I am, obviously, able to produce words if I must (and sometimes I do), but it feels like I’m birthing each sentence with a disproportionate sense of suffering. Something that should be done with lightness and, I believe, should be fun to do, turns into a chore that I keep putting off till the last minute, and when the last minute arrives, my brain melts, my fingers become heavy, and I collapse into minimalist sentences and words that kill ideas rather than feed them and make them stronger.

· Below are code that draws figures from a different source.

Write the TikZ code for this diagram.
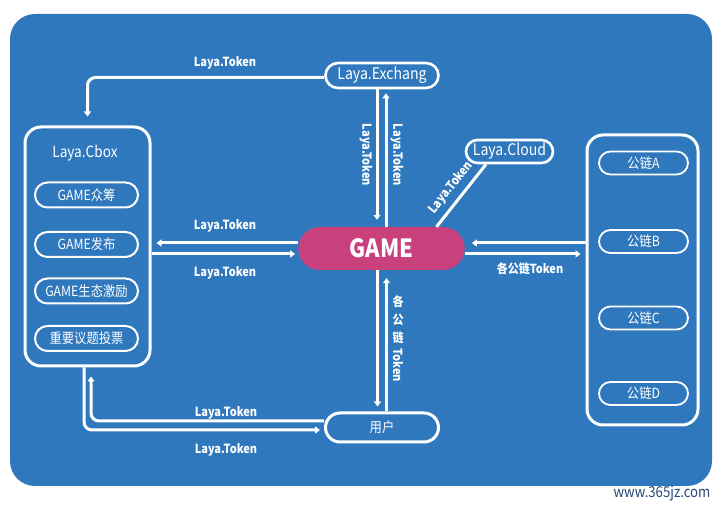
\documentclass[tikz,border=0pt]{standalone}
\usepackage{fontspec}
\usepackage{graphicx}
\setmainfont{Noto Sans CJK SC}[FakeStretch=0.88]
\usetikzlibrary{shapes.misc,arrows.meta}
\definecolor{panelblue}{RGB}{47,120,190}
\definecolor{gamepink}{RGB}{200,65,124}
\definecolor{markblue}{RGB}{40,70,120}
\tikzset{
  pill/.style={rounded rectangle, draw=white, line width=2.2pt, text=white,
    inner sep=0pt, font=\fontsize{14}{14}\selectfont},
  bigbox/.style={rectangle, rounded corners=16pt, draw=white, line width=3pt, inner sep=0pt},
  link/.style={draw=white, line width=3pt},
  arr/.style={link, -{Triangle[length=5pt,width=7pt]}},
  token/.style={text=white, font=\bfseries\fontsize{12.5}{12.5}\selectfont, inner sep=1pt},
}

\begin{document}
\begin{tikzpicture}[x=1pt,y=1pt]
\useasboundingbox (0,0) rectangle (727,510);
\fill[panelblue, rounded corners=25pt] (10,24) rectangle (712,496);

% nodes
\node[pill, minimum width=113pt, minimum height=25pt, line width=2.6pt,
  font=\fontsize{16}{16}\selectfont] (exch) at (382,434.5) {Laya.Exchang};
\node[pill, minimum width=87pt, minimum height=23pt, line width=2.6pt,
  font=\fontsize{16}{16}\selectfont] (cloud) at (509.5,358.5) {Laya.Cloud};
\node[rounded rectangle, fill=gamepink, minimum width=173pt, minimum height=43pt,
  text=white, font=\bfseries\fontsize{25}{25}\selectfont] (game) at (381.5,261.5) {GAME};

\node[bigbox, minimum width=125pt, minimum height=239pt] (cbox) at (87.5,263.5) {};
\node[text=white, font=\fontsize{15.5}{15.5}\selectfont] (cboxtitle) at (85,357) {Laya.Cbox};
\foreach \y/\name/\txt in {315/crowd/GAME众筹, 265.5/publish/GAME发布,
    219/reward/GAME生态激励, 171.5/vote/重要议题投票}
  \node[pill, minimum width=103pt, minimum height=25pt, line width=2pt] (\name) at (86.5,\y) {\txt};

\node[bigbox, minimum width=111pt, minimum height=290pt] (chains) at (642.5,230) {};
\foreach \y/\n in {347/A, 268.5/B, 192/C, 116.5/D}
  \node[pill, minimum width=89pt, minimum height=23pt, line width=1.8pt] (chain\n) at (643.5,\y) {公链\n};

\node[pill, minimum width=113pt, minimum height=29pt, line width=3pt] (user) at (382,82.5) {用户};

% exchange -> cbox
\draw[arr, rounded corners=8pt] ([yshift=-2pt]exch.west) -| ([yshift=9pt]cbox.north);
\node[token] (t1) at (225,447) {Laya.Token};

% exchange <-> game
\coordinate (gNL) at ([xshift=-4.5pt]game.north);
\coordinate (gNR) at ([xshift=4.5pt]game.north);
\draw[arr, shorten >=7pt] (gNL |- exch.south) -- (gNL);
\draw[arr, shorten >=4pt] (gNR) -- (gNR |- exch.south);
\node[token, rotate=-90] (t2) at (366,355) {Laya.Token};
\node[token, rotate=-90] (t3) at (397,355) {Laya.Token};

% cloud
\draw[link] ([xshift=55pt]game.north) -- node[token, sloped, above=4pt] (t4) {Laya.Token}
  ([xshift=-23.5pt]cloud.south);

% game <-> cbox
\coordinate (gWT) at ([yshift=5.5pt]game.west);
\coordinate (gWB) at ([yshift=-5.5pt]game.west);
\draw[arr, shorten >=5pt] (gWT) -- (gWT -| cbox.east);
\draw[arr, shorten >=3pt] (gWB -| cbox.east) -- (gWB);
\node[token] (t5) at (225,284) {Laya.Token};
\node[token] (t6) at (225,237) {Laya.Token};

% game <-> chains
\coordinate (gET) at ([yshift=5.5pt]game.east);
\coordinate (gEB) at ([yshift=-5.5pt]game.east);
\draw[arr, shorten >=7pt] (gET -| chains.west) -- (gET);
\draw[arr, shorten >=5pt] (gEB) -- (gEB -| chains.west);
\node[token] (t7) at (530,241) {各公链Token};

% game <-> user
\coordinate (gSL) at ([xshift=-4pt]game.south);
\coordinate (gSR) at ([xshift=5pt]game.south);
\draw[arr, shorten >=5pt] (gSL) -- (gSL |- user.north);
\draw[arr, shorten >=8pt] (gSR |- user.north) -- (gSR);
\node[token, align=center, font=\bfseries\fontsize{12.5}{18}\selectfont] (t8) at (398,171)
  {各\\公\\链\\[-12pt]\rotatebox{-90}{Token}};

% user <-> cbox
\draw[arr, rounded corners=8pt] ([yshift=6.5pt]user.west) -| ([xshift=3.5pt,yshift=-9pt]cbox.south);
\draw[arr, rounded corners=8pt, shorten >=4pt] ([xshift=-3.5pt]cbox.south) |- ([yshift=-2.5pt]user.west);
\node[token] (t9) at (226,97) {Laya.Token};
\node[token] (t10) at (226,60) {Laya.Token};

\node[text=markblue, font=\fontsize{15}{15}\selectfont] (mark) at (662,16) {www.365jz.com};
\end{tikzpicture}
\end{document}
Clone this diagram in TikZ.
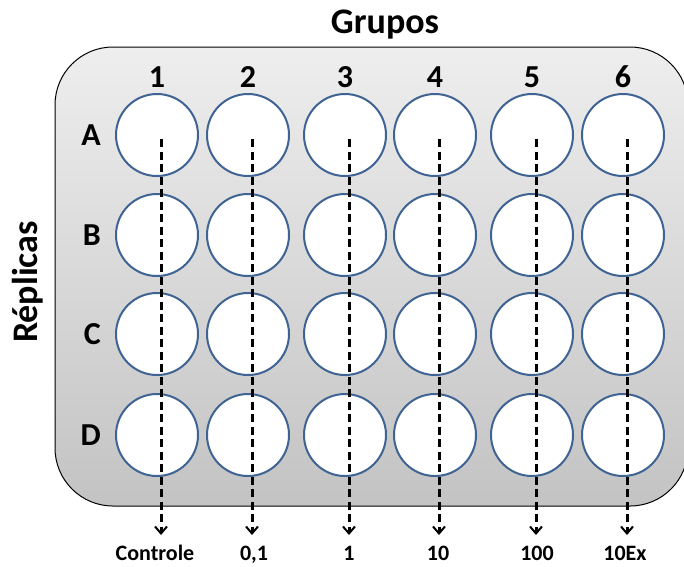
\documentclass[tikz,border=0pt]{standalone}
\usepackage{fontspec}
\setmainfont{Carlito}
\usetikzlibrary{arrows.meta,positioning}
\definecolor{wellBlue}{HTML}{3F6393}
\definecolor{plateTop}{HTML}{EEEEEE}
\definecolor{plateBottom}{HTML}{C3C3C3}
\tikzstyle{plate} = [draw=black, line width=1pt, rounded corners=58pt,
    top color=plateTop, bottom color=plateBottom]
\tikzstyle{well} = [circle, draw=wellBlue, line width=2pt, fill=white,
    minimum size=82pt, inner sep=0pt]
\tikzstyle{heading} = [font=\fontsize{36}{40}\selectfont\bfseries,
    inner sep=0pt, anchor=base]
\tikzstyle{marker} = [font=\fontsize{32}{36}\selectfont\bfseries, inner sep=0pt]
\tikzstyle{dose} = [font=\fontsize{22}{26}\selectfont\bfseries,
    inner sep=0pt, anchor=base]
\tikzstyle{flow} = [draw, line width=3pt, dash pattern=on 8pt off 4.5pt,
    shorten <=4pt, -{Straight Barb[length=7pt,width=12pt,line width=2pt]}]

\begin{document}
\begin{tikzpicture}[x=1pt, y=-1pt]
    \useasboundingbox (0,0) rectangle (684,566);
    \path[plate] (55,47) rectangle (688,506);

    \node[heading] (grupos) at (385,33) {Grupos};
    \node[heading, rotate=90] (replicas) at (37,282) {Réplicas};

    \node[well] (wellA1) at (157,135) {};
    \node[well] (wellA2) at (248,135) {};
    \node[well] (wellA3) at (345,135) {};
    \node[well] (wellA4) at (435,135) {};
    \node[well] (wellA5) at (532,135) {};
    \node[well] (wellA6) at (623,135) {};

    \node[well] (wellB1) at (157,235) {};
    \node[well] (wellB2) at (248,235) {};
    \node[well] (wellB3) at (345,235) {};
    \node[well] (wellB4) at (435,235) {};
    \node[well] (wellB5) at (532,235) {};
    \node[well] (wellB6) at (623,235) {};

    \node[well] (wellC1) at (157,334) {};
    \node[well] (wellC2) at (248,334) {};
    \node[well] (wellC3) at (345,334) {};
    \node[well] (wellC4) at (435,334) {};
    \node[well] (wellC5) at (532,334) {};
    \node[well] (wellC6) at (623,334) {};

    \node[well] (wellD1) at (157,435) {};
    \node[well] (wellD2) at (248,435) {};
    \node[well] (wellD3) at (345,435) {};
    \node[well] (wellD4) at (435,435) {};
    \node[well] (wellD5) at (532,435) {};
    \node[well] (wellD6) at (623,435) {};

    \node[marker, above=5pt of wellA1] (group1) {1};
    \node[marker, above=5pt of wellA2] (group2) {2};
    \node[marker, above=5pt of wellA3] (group3) {3};
    \node[marker, above=5pt of wellA4] (group4) {4};
    \node[marker, above=5pt of wellA5] (group5) {5};
    \node[marker, above=5pt of wellA6] (group6) {6};

    \node[marker, left=14pt of wellA1] (repA) {A};
    \node[marker, left=14pt of wellB1] (repB) {B};
    \node[marker, left=14pt of wellC1] (repC) {C};
    \node[marker, left=14pt of wellD1] (repD) {D};

    \coordinate (tip1) at (161,535);
    \coordinate (tip2) at (252,535);
    \coordinate (tip3) at (349,535);
    \coordinate (tip4) at (439,535);
    \coordinate (tip5) at (536,535);
    \coordinate (tip6) at (627,535);

    \node[dose] (doseControle) at (155,560) {Controle};
    \node[dose] (dose01) at (254,560) {0,1};
    \node[dose] (dose1) at (349,560) {1};
    \node[dose] (dose10) at (438,560) {10};
    \node[dose] (dose100) at (537,560) {100};
    \node[dose] (doseEx) at (625,560) {10Ex};

    \path[flow] (tip1 |- wellA1.center) -- (tip1);
    \path[flow] (tip2 |- wellA2.center) -- (tip2);
    \path[flow] (tip3 |- wellA3.center) -- (tip3);
    \path[flow] (tip4 |- wellA4.center) -- (tip4);
    \path[flow] (tip5 |- wellA5.center) -- (tip5);
    \path[flow] (tip6 |- wellA6.center) -- (tip6);
\end{tikzpicture}
\end{document}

On self-reflection, I realised that there may be three parts of the problem. One is the lack of inspiration that is not just about not having ideas, but about not seeing how a simple idea could be developed further. The other refers to the craft of writing. As with any craft, when you take a break and come back to it, you are rusty. Everything takes longer, you feel insecure about the smallest things, and you simply lose the perspective that can accommodate the surplus without drowning in it. The third issue is the audience. Knowing that I lack inspiration and my craft is rusty, and someone is going to read it, is the best recipe for paralysis. Once I got over the pain of frustration and identified these three areas of potential problems, I decided to attack them all at once and see what (if anything) comes out of it. Hence, I set up a challenge to write badly and publicly to practice the craft, explore what on earth is happening in the space of inspiration and do it openly. The reason I decided to share this experiment is quite simple. We are our worst critics and if I let everything I wrote sit in an enclosed area in a notebook or a Word document, I would find it more difficult to ever let it go, which would spiral just deeper and reinforce the block.

Whether I will stick with it for 30 days is an open question, and I’m not by any means committed to it (a great way to start a challenge, hey?), I simply liked how it sounded. My hope is to write as much and as often to become comfortable in that space again.

Consider yourselves warned. There is no need to read from the place of solidarity, but if you do, I’m forever grateful for the support. Let’s see if a creativity coach can help herself.